When Lavalle reached his destination, Lamadrid was not there and nobody knew where he was.
Lavalle, harried by the federals, went to the post of Quebracho Herrado in the eastern part of Córdoba Province.

==Development of the battle==
Forced by circumstances, Lavalle waited Oribe's attack on 28 November. The battle began at noon.
4600 Unitarian soldiers clashed (350 infantry, 4000 cavalry, of which 1200 were dismounted, and 4 guns) against over 6500 Federals (1600 infantry and nearly 5000 cavalry with five pieces of artillery). Lavalle decided to place the burden of the battle on his right wing, led by Colonel Niceto Vega.
Its rapid charge arrested the Federal cavalry of the left wing, under the orders of Colonel Hilario Lagos, some distance from the battlefield, but failed to make it retreat.
Therefore, Lavalle's cavalry could not attack the Federal reserve or the infantry.

On the other federal wing, however, the cavalry led by Colonel Major (Note: Colonel Major (coronel mayor) was a rank equivalent to General) Ángel Pacheco, including the first division of Santa Fe led by commander Andrada, easily overcame the Unitarian cavalry on the left under Colonel José María Vilela,
and went on to attack the Unitarian army reserves.
In the center, the balance between the Unitarian infantry of Colonel Pedro José Díaz and the Federal infantry of Lieutenant Colonel Jerónimo Costa held for four hours.
The Unitarian right was demoralized being seeing the rest of the army losing, was surrounded by the forces of General Pacheco and had to withdraw.
In a last effort, Lavalle took personal command of the reserve and launched into the fight.

At 4 pm, the horses of the Unitarian army stopped moving and Oribe had the victory.
More than 500 men were killed during the battle and more than a thousand Unitarian soldiers were taken prisoner, as the cavalry were on foot and could no longer protect the infantry. Colonel Diaz was taken prisoner and would spend several years in Rosoas' prisons.
Years later he would fight beside him in the Battle of Caseros.
The federal army also captured several hundred civilians, who accompanied Lavalle from Buenos Aires and Santa Fe.
They also took the artillery and baggage. The federal army lost 36 killed and 50 wounded.

The soldiers who escaped the massacre fled in disorder to the city of Córdoba. Oribe's men, however, due to the long chase they had done,
had to rest before making a thorough pursuit. They stayed on the battlefield, and set about plundering the baggage of the civilians who had marched with the army.

==Aftermath==
After the terrible defeat, Lamadrid rushed to help the remnants of the defeated army with 1,500 men.
He met Lavalle at El Tío, and the two men each bitterly reproached the other for being absent from the post of Romero.
That led to a series of conflicts between the two Unitarian heads, who could not stay in Córdoba.
As a result of the defeat, and the misunderstandings between Lavalle and Lamadrid, both decided to withdraw to the north.
They attempted a reorganization. Months later they separated and Lamadrid, with a new army, invaded Cuyo, while Lavalle remained in Tucumán.
Ultimately, eight months later, Lavalle was defeated at the Battle of Famaillá and Lamadrid in the Battle of Rodeo del Medio, in Mendoza Province.
With that the Northern Coalition disappeared.

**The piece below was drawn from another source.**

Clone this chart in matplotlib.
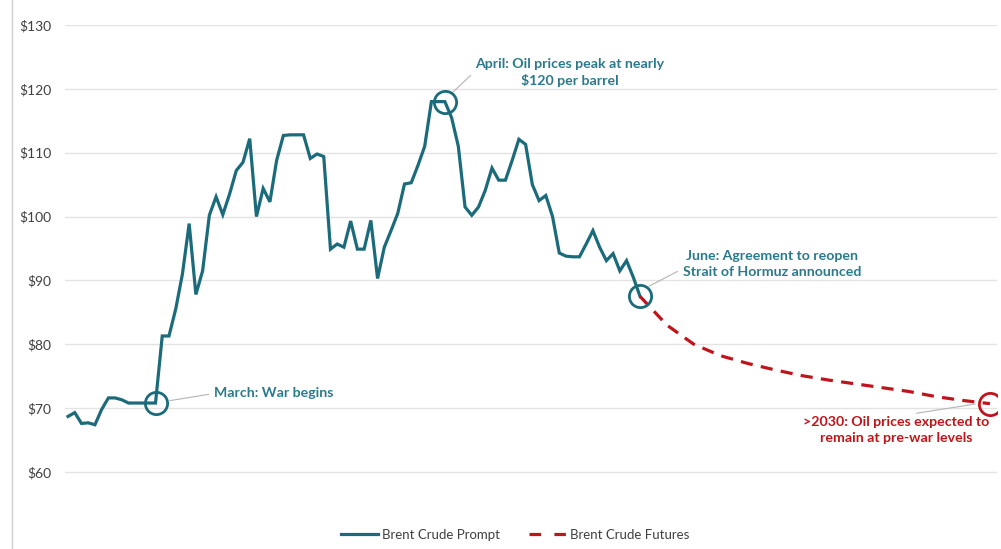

The Battle of Quebracho Herrado was the largest of the civil war that shook Argentina between 1839 and 1842, one of several civil wars suffered by that country in the nineteenth century. It was not absolutely decisive, but the situation turned dramatically in favor of the federal party,
who would eventually triumph in the Battle of Caseros in 1852.